Technical Capability and Paper Quality

  • System automates idea generation, code, experiments, plots, and manuscript drafting, at roughly $15 per paper.
  • Multiple commenters who read sample papers (e.g., low‑dimensional diffusion / dual‑scale diffusion) found them weak:
    • Low or dubious novelty; rehash of common “global/local” architectures.
    • Poorly motivated premises, shallow or mismatched citations, questionable experiments.
    • Hard to distinguish from a mediocre grad‑student paper, which is seen as a problem.

Validation, Review, and Spam Concerns

  • Biggest bottleneck identified: validation and human time.
  • Automated reviewer is criticized:
    • Evaluated only on human‑written papers, then extrapolated to AI‑written ones.
    • Higher false‑positive rate than humans, potentially flooding conferences with low‑quality work.
  • Fears that journals and conferences will be swamped by AI papers, forcing use of AI reviewers and further degrading trust.
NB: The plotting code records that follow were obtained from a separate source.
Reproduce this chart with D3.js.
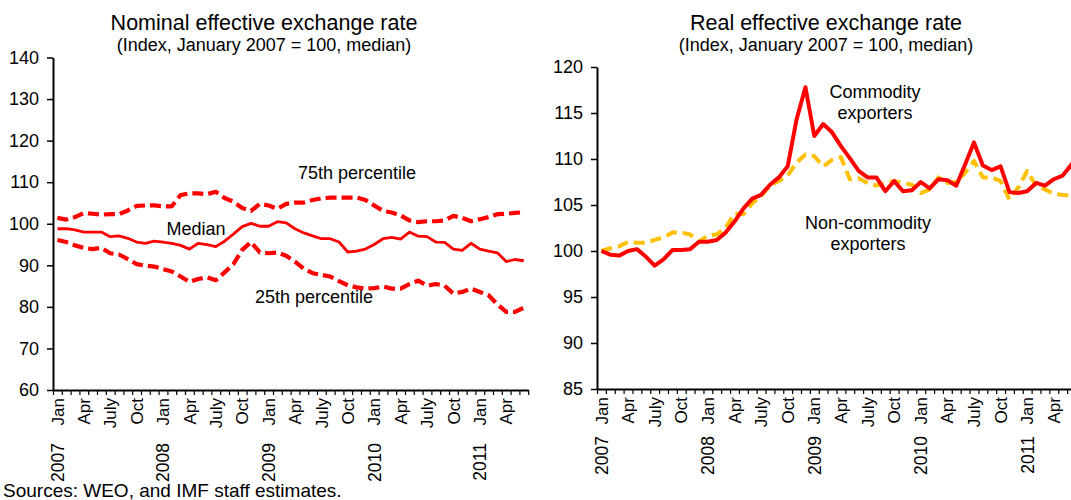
<!DOCTYPE html>
<html>
<head>
<meta charset="utf-8">
<script src="https://cdn.jsdelivr.net/npm/d3@7"></script>
<style>
  html, body { margin: 0; padding: 0; background: #fff; }
  svg { display: block; font-family: "Liberation Sans", Arial, sans-serif; }
</style>
</head>
<body>
<svg id="chart" width="1071" height="500"></svg>
<script>
// ---------------- DATA ----------------
const years = [2007, 2008, 2009, 2010, 2011];
const monthNames = ["Jan","Feb","Mar","Apr","May","June","July","Aug","Sep","Oct","Nov","Dec"];
const monthTickLabels = { 0: "Jan", 3: "Apr", 6: "July", 9: "Oct" };

// Nominal effective exchange rate (Jan 2007 - Jun 2011)
const nominalMedian = [98.8,98.8,98.5,98.0,98.0,98.0,96.9,97.1,96.5,95.6,
  95.3,95.8,95.6,95.3,94.8,93.9,95.3,95.0,94.5,95.8,
  97.5,99.3,100.1,99.4,99.4,100.5,100.2,98.8,97.8,97.1,
  96.4,96.4,95.6,93.2,93.4,93.9,95.0,96.4,96.7,96.3,
  98.0,97.0,96.9,95.6,95.5,93.9,93.6,95.3,93.9,93.4,
  93.0,90.9,91.4,91.1];
const nominalP75 = [101.4,101.0,101.6,102.6,102.4,102.2,102.3,102.3,103.2,104.3,
  104.4,104.4,104.2,104.2,106.9,107.3,107.3,107.1,107.7,106.2,
  105.3,103.8,103.1,104.8,104.4,103.6,104.8,105.1,105.1,105.7,
  106.1,106.3,106.3,106.3,106.3,105.7,104.4,103.1,102.7,102.0,
  100.8,100.4,100.6,100.6,100.8,101.9,101.4,100.6,101.1,101.6,
  102.3,102.4,102.6,102.8];
const nominalP25 = [96.1,95.6,94.8,94.2,93.9,94.2,92.9,92.6,91.5,90.3,
  89.9,89.7,89.1,88.5,87.3,86.0,86.7,87.1,86.4,88.3,
  90.3,93.7,95.6,93.1,92.9,93.1,92.3,90.9,89.2,88.1,
  87.7,87.3,86.2,85.2,84.7,84.4,84.5,84.9,84.4,84.4,
  85.5,86.3,85.1,85.5,85.1,83.2,83.6,84.4,83.6,82.8,
  80.6,78.8,78.8,79.8];

// Real effective exchange rate (Jan 2007 - Jul 2011, right end cut by the frame)
const realCommodity = [100.0,99.6,99.5,100.0,100.2,99.4,98.4,99.1,100.1,100.1,
  100.2,101.0,101.0,101.2,102.0,103.2,104.6,105.7,106.1,107.2,
  108.0,109.2,114.3,117.8,112.5,113.8,112.9,111.4,110.1,108.7,
  108.0,108.0,106.5,107.6,106.5,106.6,107.5,106.8,107.8,107.7,
  107.1,109.4,111.8,109.3,108.8,109.2,106.4,106.3,106.5,107.4,
  107.1,107.8,108.2,109.4,111.2];
const realNonCommodity = [100.0,100.3,100.5,101.0,100.9,100.9,101.2,101.5,102.0,102.0,
  101.8,101.0,101.7,101.8,102.5,104.1,104.0,105.2,106.0,107.1,
  107.6,108.2,109.6,110.5,110.3,109.2,109.9,110.2,107.8,107.9,
  107.4,107.1,107.4,107.6,107.4,107.2,106.3,106.7,108.0,107.4,
  107.5,108.5,109.8,108.0,108.0,107.6,105.6,106.9,108.7,107.1,
  106.7,106.2,106.1,106.0,105.8];

const leftYTicks = [60,70,80,90,100,110,120,130,140];
const rightYTicks = [85,90,95,100,105,110,115,120];

// categories (year, month index)
const categories = [];
years.forEach(y => monthNames.forEach((m, i) => categories.push({ year: y, month: i, name: y + " " + m })));

// ---------------- DRAW ----------------
const W = 1071;
const svg = d3.select("#chart");
svg.append("rect").attr("width", W).attr("height", 500).attr("fill", "#fff");

function panel(opts) {
  const n = opts.nCats;
  const cats = categories.slice(0, n);
  const x = d3.scaleBand().domain(d3.range(n)).range([opts.x0, opts.x0 + n * opts.bw]).padding(0);
  const xEdge = d3.scaleLinear().domain([0, n]).range([opts.x0, opts.x0 + n * opts.bw]);
  const y = d3.scaleLinear().domain(opts.yDomain).range([opts.yBottom, opts.yTop]);
  const g = svg.append("g");
  const cx = i => x(i) + x.bandwidth() / 2;

  // titles
  g.append("text").attr("x", opts.titleX).attr("y", 30).attr("text-anchor", "middle")
    .attr("font-size", 21.5).attr("fill", "#000").text(opts.title);
  g.append("text").attr("x", opts.titleX).attr("y", 51).attr("text-anchor", "middle")
    .attr("font-size", 18).attr("fill", "#000").text(opts.subtitle);

  // y axis
  const ya = g.append("g").attr("transform", `translate(${opts.x0},0)`)
    .call(d3.axisLeft(y).tickValues(opts.yTicks).tickSize(6).tickSizeOuter(0).tickPadding(8));
  ya.select(".domain").attr("stroke", "#000").attr("stroke-width", 2);
  ya.selectAll(".tick line").attr("stroke", "#000").attr("stroke-width", 1.5);
  ya.selectAll(".tick text").attr("font-size", 18).attr("font-family", "Liberation Sans, Arial, sans-serif").attr("fill", "#000");

  // x axis (ticks at category boundaries)
  const xa = g.append("g").attr("transform", `translate(0,${opts.yBottom})`)
    .call(d3.axisBottom(xEdge).tickValues(d3.range(n + 1)).tickSize(5).tickSizeOuter(0).tickFormat(""));
  xa.select(".domain").attr("stroke", "#000").attr("stroke-width", 2);
  xa.selectAll(".tick line").attr("stroke", "#000").attr("stroke-width", 1.2);

  // month labels (only those inside the frame)
  const idx = d3.range(n).filter(i => cx(i) + 8 < W);
  const labelIdx = idx.filter(i => monthTickLabels[cats[i].month] !== undefined);
  g.selectAll(".mlab").data(labelIdx).join("text")
    .attr("transform", i => `translate(${cx(i)},${opts.yBottom + 8}) rotate(-90)`)
    .attr("dy", "0.36em").attr("text-anchor", "end").attr("font-size", 17).attr("fill", "#000")
    .text(i => monthTickLabels[cats[i].month]);
  // year labels
  const yearIdx = idx.filter(i => cats[i].month === 0);
  g.selectAll(".ylab").data(yearIdx).join("text")
    .attr("transform", i => `translate(${cx(i)},${opts.yBottom + opts.yearOffset}) rotate(-90)`)
    .attr("dy", "0.36em").attr("text-anchor", "end").attr("font-size", 17.5).attr("fill", "#000")
    .text(i => cats[i].year);

  // series
  opts.series.forEach(s => {
    const line = d3.line().x((d, i) => cx(i)).y(d => y(d));
    g.append("path").datum(s.values).attr("d", line).attr("fill", "none")
      .attr("stroke", s.color).attr("stroke-width", s.width)
      .attr("stroke-dasharray", s.dash || null).attr("stroke-linejoin", "round");
  });

  // annotations
  opts.notes.forEach(nt => {
    const t = g.append("text").attr("x", nt.x).attr("y", nt.y).attr("text-anchor", "middle")
      .attr("font-size", 18).attr("fill", "#000");
    nt.lines.forEach((ln, i) => t.append("tspan").attr("x", nt.x).attr("dy", i === 0 ? 0 : 20.5).text(ln));
  });
}

panel({
  title: "Nominal effective exchange rate",
  subtitle: "(Index, January 2007 = 100, median)",
  titleX: 264,
  nCats: 54, x0: 53, bw: 8.8,
  yDomain: [60, 140], yBottom: 390, yTop: 57.5, yTicks: leftYTicks,
  yearOffset: 53,
  series: [
    { values: nominalP75, color: "#ff0000", width: 4.2, dash: "11,5" },
    { values: nominalP25, color: "#ff0000", width: 4.2, dash: "11,5" },
    { values: nominalMedian, color: "#ff0000", width: 2.8 }
  ],
  notes: [
    { x: 196, y: 235, lines: ["Median"] },
    { x: 357, y: 179, lines: ["75th percentile"] },
    { x: 314, y: 303, lines: ["25th percentile"] }
  ]
});

panel({
  title: "Real effective exchange rate",
  subtitle: "(Index, January 2007 = 100, median)",
  titleX: 826,
  nCats: 55, x0: 597, bw: 8.87,
  yDomain: [85, 120], yBottom: 389, yTop: 67, yTicks: rightYTicks,
  yearOffset: 47,
  series: [
    { values: realNonCommodity, color: "#ffc000", width: 4, dash: "11,6" },
    { values: realCommodity, color: "#ff0000", width: 4 }
  ],
  notes: [
    { x: 875, y: 98, lines: ["Commodity", "exporters"] },
    { x: 868, y: 229, lines: ["Non-commodity", "exporters"] }
  ]
});

svg.append("text").attr("x", 3).attr("y", 497).attr("font-size", 19).attr("fill", "#000")
  .text("Sources: WEO, and IMF staff estimates.");
</script>
</body>
</html>
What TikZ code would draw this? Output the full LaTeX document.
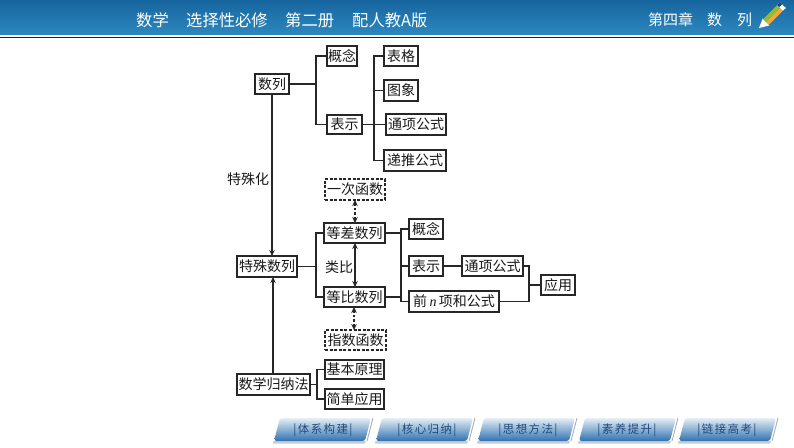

Impact on Scientific Practice and Academia

  • Supporters: AI can handle “boring science,” large search over models/experiments, and negative‑result exploration, freeing humans for deeper theory and creativity.
  • Critics:
    • Science’s core value is trust and reproducibility, which automated code/data/analysis may undermine.
    • Automating creative parts could hollow out human expertise and training pipelines (PhD‑level learning-by-doing).
    • Risk of “theory‑free” science: lots of pattern‑fitting and papers, little understanding.

Data, Synthetic Content, and Model Collapse

  • Questions raised about data sources, environments, and meaningful objectives for real discovery.
  • Concern that AI‑generated research feeding future models could worsen quality (“model collapse”); others counter that curated synthetic data can still be useful.

Broader AI Risk and Ethics

  • Debate over existential risk vs. current concrete harms.
  • Some fear AI‑driven research could quickly enable dangerous technologies (e.g., bioengineering); others think current systems are still just “text generators” far from that.